One of the most basic real estate laws, which all agents have drilled into them from the time that they first start studying to become an agent, is that all agreements for the payment of real estate commissions must fully comply with the statutory requirements for such agreements. Of course, having that knowledge does not necessarily stop agents, under certain circumstances, from failing to strictly adhere to the law. The recent unpublished decision in D/AQ Corporation, dba Daum Commercial Real Estate Services v. Intravest 2851 Kathleen LLC (Filed January 11, 2018) addresses this issue.

In this case, Daum had the listing on some commercial property, and also represented “Kathleen,” the buyer, as a dual agent. Prior to the closing, Kathleen informed Daum that she intended to sell the property after acquiring it.  Thereafter, Kathleen and Daum entered into a written listing agreement giving Daum the exclusive right to sell the property on behalf of Kathleen, following Kathleen’s acquisition of it.
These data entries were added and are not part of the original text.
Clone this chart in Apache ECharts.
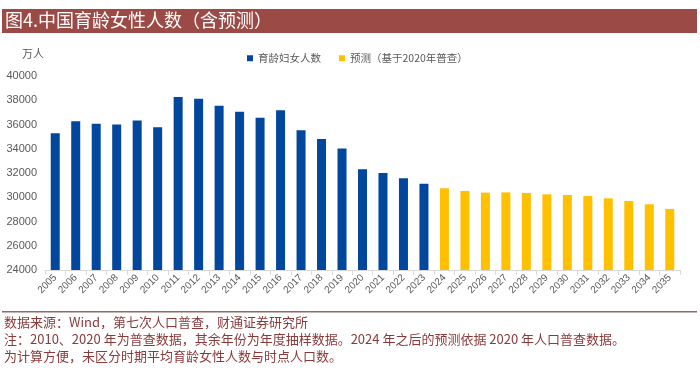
<!DOCTYPE html>
<html><head><meta charset="utf-8">
<script src="https://cdn.jsdelivr.net/npm/echarts@6/dist/echarts.min.js"></script>
<style>html,body{margin:0;padding:0;background:#fff}#c{width:700px;height:368px}</style>
</head><body><div id="c"></div>
<script>
const years = ['2005','2006','2007','2008','2009','2010','2011','2012','2013','2014','2015','2016','2017','2018','2019','2020','2021','2022','2023','2024','2025','2026','2027','2028','2029','2030','2031','2032','2033','2034','2035'];
const actual = [35280,36260,36070,35990,36340,35770,38270,38130,37550,37060,36560,37170,35520,34800,34030,32300,32000,31560,31120];
const forecast = [30740,30520,30380,30400,30350,30240,30190,30100,29910,29690,29420,29030];
const yTicks = [24000,40000,2000];
const seriesNames = ['育龄妇女人数','预测（基于2020年普查）'];
const titleText = '图4.中国育龄女性人数（含预测）';
const unitText = '万人';
const notes = ['数据来源：Wind，第七次人口普查，财通证券研究所','注：2010、2020 年为普查数据，其余年份为年度抽样数据。2024 年之后的预测依据 2020 年人口普查数据。','为计算方便，未区分时期平均育龄女性人数与时点人口数。'];

const actualData = years.map((y,i)=> i<actual.length ? actual[i] : '-');
const forecastData = years.map((y,i)=> i>=actual.length ? forecast[i-actual.length] : '-');

const chart = echarts.init(document.getElementById('c'));
const cjk = '"Noto Sans CJK SC", sans-serif';
chart.setOption({
  animation:false,
  backgroundColor:'#fff',
  grid:{left:45,right:20,top:76,bottom:98,containLabel:false},
  legend:{
    data:seriesNames, left:242, top:48, itemWidth:6, itemHeight:6, itemGap:18,
    icon:'rect',
    textStyle:{color:'#595959',fontSize:10.5,fontFamily:cjk}
  },
  xAxis:{
    type:'category', data:years, boundaryGap:true,
    axisLine:{lineStyle:{color:'#D9D9D9'}},
    axisTick:{show:true,alignWithLabel:false,lineStyle:{color:'#D9D9D9'}},
    axisLabel:{rotate:45,color:'#595959',fontSize:10,fontFamily:'"Liberation Sans", Arial',margin:6,interval:0}
  },
  yAxis:{
    type:'value', min:yTicks[0], max:yTicks[1], interval:yTicks[2],
    axisLine:{show:false}, axisTick:{show:false}, splitLine:{show:false},
    axisLabel:{color:'#595959',fontSize:11,fontFamily:'"Liberation Sans", Arial',margin:8,formatter:v=>String(v)}
  },
  series:[
    {name:seriesNames[0],type:'bar',data:actualData,barWidth:9,barGap:'-100%',itemStyle:{color:'#00479D'}},
    {name:seriesNames[1],type:'bar',data:forecastData,barWidth:9,barGap:'-100%',itemStyle:{color:'#FFC000'}}
  ],
  graphic:[
    {type:'rect',shape:{x:2,y:9,width:695,height:24},style:{fill:'#9B4A45'}},
    {type:'text',left:5,top:11,style:{text:titleText,fill:'#fff',font:'18px "Noto Sans CJK SC"'}},
    {type:'text',left:22,top:48,style:{text:unitText,fill:'#595959',font:'11px "Noto Sans CJK SC"'}},
    {type:'rect',shape:{x:2,y:311,width:695,height:1.5},style:{fill:'#8E6A62'}},
    {type:'text',left:4,top:316,style:{text:notes[0],fill:'#8B3A3A',font:'13px "Noto Sans CJK SC"'}},
    {type:'text',left:4,top:333,style:{text:notes[1],fill:'#8B3A3A',font:'13px "Noto Sans CJK SC"'}},
    {type:'text',left:4,top:350,style:{text:notes[2],fill:'#8B3A3A',font:'13px "Noto Sans CJK SC"'}}
  ]
});
</script></body></html>
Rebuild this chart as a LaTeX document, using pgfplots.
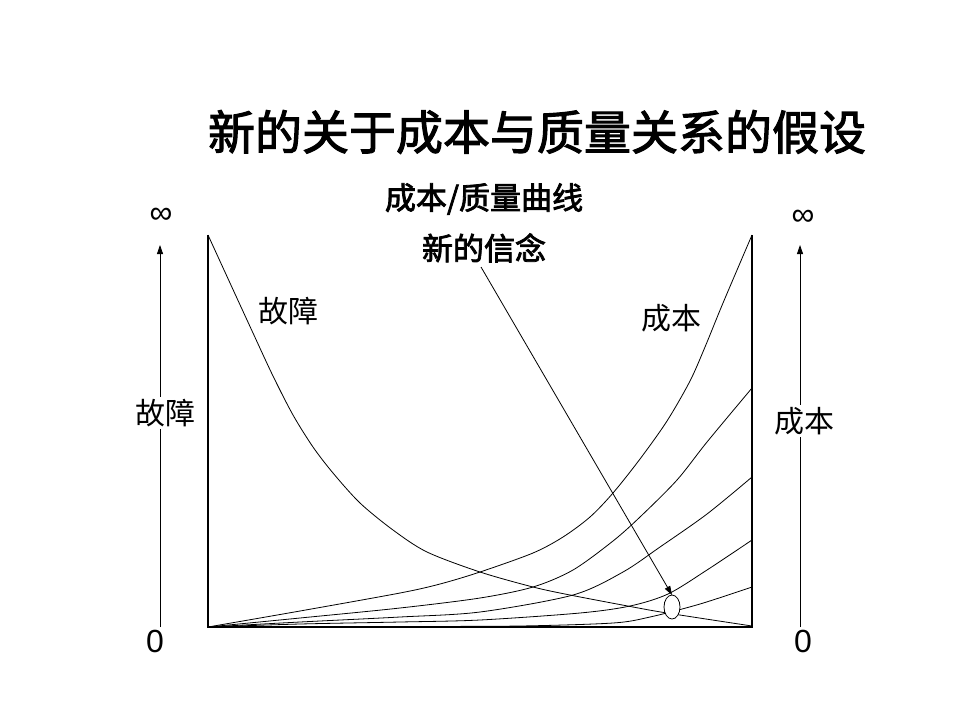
\documentclass[border=0pt]{standalone}
\usepackage{pgfplots}
\pgfplotsset{compat=1.18}
\usetikzlibrary{arrows.meta}
\usepackage{fontspec}
\setmainfont{Liberation Sans}
\newfontfamily\cjk{Noto Sans CJK SC}
\newfontfamily\cjkm[FakeBold=2.2]{Noto Sans CJK SC}
\newfontfamily\cjks[FakeBold=2.5]{Noto Sans CJK SC}
\begin{document}
\begin{tikzpicture}
\begin{axis}[width=960pt,height=720pt,scale only axis,
  xmin=0,xmax=960,ymin=0,ymax=720,y dir=reverse,
  hide axis,clip=false]
\path (axis cs:0,0) rectangle (axis cs:960,720);
% frame
\addplot[black,line width=1.2pt] coordinates {(208,235) (208,627) (752,627) (752,235)};
% failure curve
\addplot[black,line width=0.8pt,smooth] coordinates {
(208,235) (230,283) (253,333) (273,376) (293,415) (313,447) (333,473) (360,503)
(393,530) (427,552) (480,572) (533,587) (570,595) (633,607) (667,613) (752,626)};
% cost curves
\addplot[black,line width=0.8pt,smooth] coordinates {
(208,627) (300,611) (400,593) (440,584) (480,572) (533,553) (563,537) (590,517) (613,493)
(640,459) (667,421) (690,381) (705,347) (723,303) (752,235)};
\addplot[black,line width=0.8pt,smooth] coordinates {
(208,627) (300,618) (400,608) (480,598) (533,587) (573,570) (613,541) (640,517)
(677,480) (707,442) (752,388)};
\addplot[black,line width=0.8pt,smooth] coordinates {
(208,627) (300,622) (400,617) (480,612) (573,595) (623,572) (660,547) (707,514) (752,477)};
\addplot[black,line width=0.8pt,smooth] coordinates {
(208,627) (300,624) (400,622) (480,620) (580,613) (630,606) (668,594) (707,570) (752,540)};
\addplot[black,line width=0.8pt,smooth] coordinates {
(208,627) (400,626.5) (520,626) (613,623) (650,617) (700,604) (752,587)};
% ellipse
\draw[black,fill=white,line width=0.8pt] (axis cs:672,607) ellipse [x radius=8pt, y radius=12pt];
% arrow from label
\draw[black,line width=0.8pt,-{Triangle[length=9pt,width=6pt]}] (axis cs:481,267) -- (axis cs:672,595);
% side axes
\draw[black,line width=0.8pt,-{Triangle[length=9pt,width=6pt]}] (axis cs:160,627) -- (axis cs:160,245);
\draw[black,line width=0.8pt,-{Triangle[length=9pt,width=6pt]}] (axis cs:800,627) -- (axis cs:800,245);
\node[fill=white,inner sep=2pt] at (axis cs:165,413) {\cjk\fontsize{30}{34}\selectfont 故障};
\node[fill=white,inner sep=2pt] at (axis cs:804,421) {\cjk\fontsize{30}{34}\selectfont 成本};
\node at (axis cs:161,216) {\fontsize{32}{36}\selectfont ∞};
\node at (axis cs:803,218) {\fontsize{32}{36}\selectfont ∞};
\node at (axis cs:155,641) {\fontsize{32}{36}\selectfont 0};
\node at (axis cs:803,641) {\fontsize{32}{36}\selectfont 0};
% inner labels
\node at (axis cs:288,311) {\cjk\fontsize{30}{34}\selectfont 故障};
\node at (axis cs:671,318) {\cjk\fontsize{30}{34}\selectfont 成本};
% titles
\node at (axis cs:537,132) {\cjkm\fontsize{47}{52}\selectfont 新的关于成本与质量关系的假设};
\node at (axis cs:484,199) {\cjks\fontsize{31}{36}\selectfont 成本/质量曲线};
\node at (axis cs:484,248) {\cjks\fontsize{31}{36}\selectfont 新的信念};
\end{axis}
\end{tikzpicture}
\end{document}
After the “Kathleen listing agreement” was entered into, but before the close of escrow for Kathleen’s acquisition of the property, the Seller asked Daum to reduce his commission from 2% to 1.5%. Before agreeing to do so, Daum sent Kathleen an e-mail, proposing that if Daum agrees to reduce its commission on the current acquisition transaction by .5% in order to facilitate Kathleen’s acquisition, Kathleen will “make up the difference of .5%” in the future at the close of the escrow for Kathleen’s eventual resale of the property. Kathleen responded, in writing, that she agreed to do so.

Kathleen closed on the acquisition of the property for approximately $19M, and Daum was paid its 1.5% commission. Approximately two years later, Kathleen sold the property for approximately $21.6M, with Kathleen represented by Daum, and the buyer represented by another broker. Although Kathleen paid the commission agreed to in the listing agreement with Daum, which was split between Daum and the buyer’s broker, she refused to pay Daum the additional .5% per the e-mail agreement, equal to approximately $95,000.

Daum sued Kathleen for the .5%, and prevailed at a jury trial. In reversing the judgment, the Appellate Court stressed the fact that “Arizona places ‘strict requirements’ on real estate professionals who seek to recover commissions.” To be an enforceable real estate employment agreement, it must: (1) “be written in clear and unambiguous language,” (2) “fully set forth all material terms, including the terms of broker compensation,” (3) “have a definite duration or expiration date, showing dates of inception and expiration,” and (4) “be signed by all parties to the agreement.” A.R.S. § 32-2151.02(A)(1)-(4). For purposes of rendering its decision, the Appellate Court assumed that the e-mail exchange that took place prior to Kathleen’s acquisition of the property was sufficient to satisfy requirements 1, 2, and 4.  What was fatal, however, to Daum’s attempt to enforce the e-mail exchange, was its failure to comply with requirement 3; namely, that the agreement have a definite duration or expiration date. In that, the agreement merely provided that the .5% commission would be paid by Kathleen whenever she resold the property, there is no clear expiration date of the agreement, rendering it non-compliant with all four statutory requirements.

The lesson here is that while in certain endeavors there is a benefit to “coming close” to fully complying, that does not hold true when it comes to real estate employment contracts, where anything short of full and absolute compliance will provide an opportunity for the contracting party to avoid paying the commission.